Sunday, October 05, 2014

The Alex Jones of the U.S. Senate: Why Rand Paul is still just a conspiracist nut

The likely presidential candidate's scaremongering about Ebola is a reminder of his ties to the paranoiac fringe

Elias Isquith /

Alex Jones, Rand Paul (Credit: Reuters/Jim Bourg/AP/Timothy D. Easley)

Google’s algorithm is a mysterious and capricious overlord, so by the time you read this piece the results may have changed, but here’s what I just got when I searched for “Rand Paul” and “Ebola” to learn more about the senator’s controversial Thursday remarks. Note the very first result:

For those lucky enough not to know, Infowars is part of the media empire presided over by radio host and conspiracy theory connoisseur Alex Jones. Along with Infowars, his radio show and a few other conspiracy-focused websites, Jones is responsible for some of the ugliest, dumbest and silliest moments in our recent political history. Whether it’s claiming the U.S. government secretly perpetrated the mass killings in Aurora and Sandy Hook, or insisting that immigrants were engaged in a massive plot to enslave home-grown Americans, if you can think of a moment from the last few years when you began to doubt that humans were truly capable of rational self-government, Alex Jones was probably to blame.

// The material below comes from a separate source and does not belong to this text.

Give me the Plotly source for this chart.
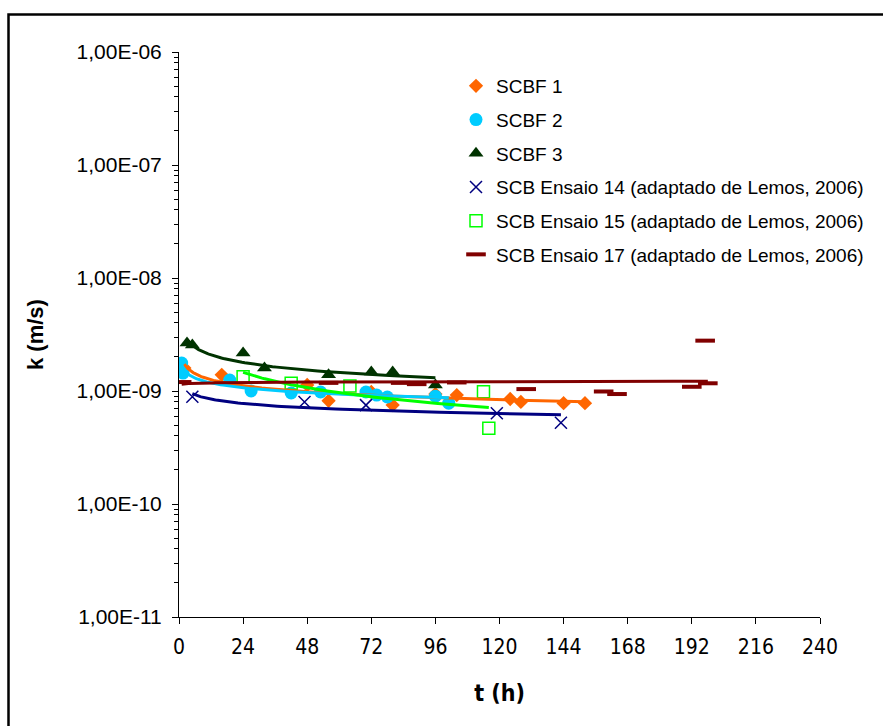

Putting it lightly, Jones is not quite the type of person you’d expect to associate with a mainstream politician, much less one with serious plans to be the Republican Party’s presidential nominee. Then again, the Kentucky senator and his devoted supporters are well-known for telling us how Rand Paul is not like a normal politician. The implication, of course, is that this is a good thing. Often it is. But as his Ebola comments — which were rather consistent with other previous Jones-like statements — reminded us, sometimes it’s definitely not.